→ Requirement:
Search the listing below for the string "with" and show each line that contains it.

→ Given data:
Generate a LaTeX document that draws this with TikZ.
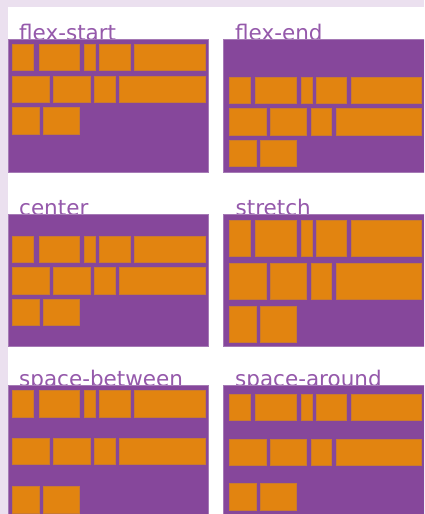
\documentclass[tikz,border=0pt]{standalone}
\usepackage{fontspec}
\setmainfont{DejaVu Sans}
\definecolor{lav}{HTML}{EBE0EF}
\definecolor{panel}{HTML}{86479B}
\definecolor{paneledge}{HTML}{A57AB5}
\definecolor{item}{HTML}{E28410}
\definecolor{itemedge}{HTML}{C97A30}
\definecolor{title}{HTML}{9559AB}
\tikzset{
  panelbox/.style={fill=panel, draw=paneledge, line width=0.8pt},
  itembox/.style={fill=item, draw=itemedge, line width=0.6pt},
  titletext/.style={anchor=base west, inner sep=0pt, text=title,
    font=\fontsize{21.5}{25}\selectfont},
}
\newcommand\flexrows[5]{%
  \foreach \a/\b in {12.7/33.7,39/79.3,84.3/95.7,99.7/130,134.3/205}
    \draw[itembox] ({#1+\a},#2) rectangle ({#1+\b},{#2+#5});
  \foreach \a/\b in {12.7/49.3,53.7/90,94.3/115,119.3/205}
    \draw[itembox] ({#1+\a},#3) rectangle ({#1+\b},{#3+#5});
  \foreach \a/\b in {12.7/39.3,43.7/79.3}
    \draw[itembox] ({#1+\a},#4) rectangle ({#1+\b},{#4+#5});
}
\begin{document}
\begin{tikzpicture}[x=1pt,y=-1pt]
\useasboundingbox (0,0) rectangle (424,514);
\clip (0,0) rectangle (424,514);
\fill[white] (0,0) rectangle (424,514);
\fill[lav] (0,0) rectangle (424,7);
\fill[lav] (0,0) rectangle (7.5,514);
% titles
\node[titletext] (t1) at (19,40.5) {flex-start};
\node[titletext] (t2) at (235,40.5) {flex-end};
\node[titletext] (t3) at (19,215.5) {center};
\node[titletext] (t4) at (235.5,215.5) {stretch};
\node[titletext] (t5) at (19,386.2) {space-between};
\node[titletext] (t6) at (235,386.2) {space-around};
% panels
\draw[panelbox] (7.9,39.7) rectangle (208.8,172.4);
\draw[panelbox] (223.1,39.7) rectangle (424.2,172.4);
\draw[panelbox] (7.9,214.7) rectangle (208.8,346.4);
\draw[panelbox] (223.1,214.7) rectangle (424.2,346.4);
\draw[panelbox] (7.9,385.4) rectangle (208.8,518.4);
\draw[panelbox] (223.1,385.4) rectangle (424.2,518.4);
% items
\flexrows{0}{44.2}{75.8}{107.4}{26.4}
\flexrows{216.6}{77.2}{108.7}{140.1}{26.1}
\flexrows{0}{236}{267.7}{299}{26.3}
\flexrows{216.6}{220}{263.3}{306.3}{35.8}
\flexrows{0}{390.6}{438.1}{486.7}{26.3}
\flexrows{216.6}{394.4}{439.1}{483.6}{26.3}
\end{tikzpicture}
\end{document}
==
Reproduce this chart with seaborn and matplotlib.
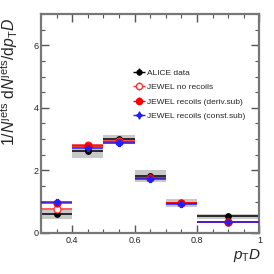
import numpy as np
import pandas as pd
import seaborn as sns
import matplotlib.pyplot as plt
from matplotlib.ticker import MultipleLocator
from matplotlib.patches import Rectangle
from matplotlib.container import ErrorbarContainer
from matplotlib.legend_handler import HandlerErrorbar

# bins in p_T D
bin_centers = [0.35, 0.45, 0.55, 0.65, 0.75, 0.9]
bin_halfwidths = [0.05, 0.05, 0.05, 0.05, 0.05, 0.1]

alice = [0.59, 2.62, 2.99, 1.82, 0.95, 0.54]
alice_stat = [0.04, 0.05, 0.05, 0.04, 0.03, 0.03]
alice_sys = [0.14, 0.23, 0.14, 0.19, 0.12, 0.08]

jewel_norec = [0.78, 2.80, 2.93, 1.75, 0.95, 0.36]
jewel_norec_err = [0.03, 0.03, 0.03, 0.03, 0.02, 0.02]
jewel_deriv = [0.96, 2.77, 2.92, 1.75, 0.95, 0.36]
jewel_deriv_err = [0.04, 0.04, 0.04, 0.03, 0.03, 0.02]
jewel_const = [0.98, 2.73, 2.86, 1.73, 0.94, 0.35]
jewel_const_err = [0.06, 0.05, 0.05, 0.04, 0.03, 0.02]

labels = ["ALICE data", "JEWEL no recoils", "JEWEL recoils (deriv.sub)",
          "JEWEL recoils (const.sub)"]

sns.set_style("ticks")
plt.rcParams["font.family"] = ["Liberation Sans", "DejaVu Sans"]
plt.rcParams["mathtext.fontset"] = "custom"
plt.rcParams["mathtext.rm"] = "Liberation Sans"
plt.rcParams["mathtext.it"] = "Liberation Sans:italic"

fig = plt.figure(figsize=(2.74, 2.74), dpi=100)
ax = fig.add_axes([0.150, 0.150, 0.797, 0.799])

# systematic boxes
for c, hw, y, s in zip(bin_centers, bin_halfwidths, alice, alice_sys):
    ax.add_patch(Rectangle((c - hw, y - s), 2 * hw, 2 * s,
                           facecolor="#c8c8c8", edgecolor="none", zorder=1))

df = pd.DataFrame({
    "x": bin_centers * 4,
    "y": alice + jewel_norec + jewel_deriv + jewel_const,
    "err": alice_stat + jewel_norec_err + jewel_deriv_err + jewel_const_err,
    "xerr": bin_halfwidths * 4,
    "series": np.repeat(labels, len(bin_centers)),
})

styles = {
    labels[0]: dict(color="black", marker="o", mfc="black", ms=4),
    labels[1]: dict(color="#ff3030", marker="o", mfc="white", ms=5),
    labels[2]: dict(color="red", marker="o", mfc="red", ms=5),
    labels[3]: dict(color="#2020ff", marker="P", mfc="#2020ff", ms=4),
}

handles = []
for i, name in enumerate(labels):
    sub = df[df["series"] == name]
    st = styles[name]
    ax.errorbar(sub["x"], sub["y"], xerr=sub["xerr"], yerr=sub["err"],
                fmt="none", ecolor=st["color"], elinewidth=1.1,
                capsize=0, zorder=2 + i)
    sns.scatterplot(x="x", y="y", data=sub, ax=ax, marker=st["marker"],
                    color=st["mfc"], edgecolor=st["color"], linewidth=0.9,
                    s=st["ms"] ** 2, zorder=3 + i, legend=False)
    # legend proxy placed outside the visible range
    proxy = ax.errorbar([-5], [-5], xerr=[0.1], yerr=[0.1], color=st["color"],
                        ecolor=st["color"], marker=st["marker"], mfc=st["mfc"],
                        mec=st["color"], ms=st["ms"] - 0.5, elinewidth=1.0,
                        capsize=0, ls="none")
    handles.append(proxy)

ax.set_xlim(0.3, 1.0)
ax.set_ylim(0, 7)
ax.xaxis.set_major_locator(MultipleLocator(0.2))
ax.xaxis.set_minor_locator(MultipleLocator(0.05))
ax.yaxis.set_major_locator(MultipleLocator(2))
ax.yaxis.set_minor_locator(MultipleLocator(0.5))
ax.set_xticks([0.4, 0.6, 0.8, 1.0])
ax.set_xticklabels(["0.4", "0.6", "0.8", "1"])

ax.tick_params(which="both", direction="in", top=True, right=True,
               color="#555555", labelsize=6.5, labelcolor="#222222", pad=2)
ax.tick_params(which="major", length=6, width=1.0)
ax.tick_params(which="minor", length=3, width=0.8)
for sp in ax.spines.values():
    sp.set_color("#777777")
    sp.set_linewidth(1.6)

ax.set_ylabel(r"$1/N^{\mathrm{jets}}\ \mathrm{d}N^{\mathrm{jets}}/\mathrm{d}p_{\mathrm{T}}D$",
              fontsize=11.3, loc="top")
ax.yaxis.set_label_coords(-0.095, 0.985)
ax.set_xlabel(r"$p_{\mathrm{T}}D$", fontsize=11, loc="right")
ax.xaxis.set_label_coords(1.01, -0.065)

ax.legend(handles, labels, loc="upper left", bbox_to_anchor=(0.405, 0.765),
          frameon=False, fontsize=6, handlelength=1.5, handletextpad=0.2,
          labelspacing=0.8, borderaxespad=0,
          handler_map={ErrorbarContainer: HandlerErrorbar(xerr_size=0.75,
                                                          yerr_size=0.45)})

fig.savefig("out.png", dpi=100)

→ Response for this exercise:
Generate a LaTeX document that draws this with TikZ.
Reproduce this chart with seaborn and matplotlib.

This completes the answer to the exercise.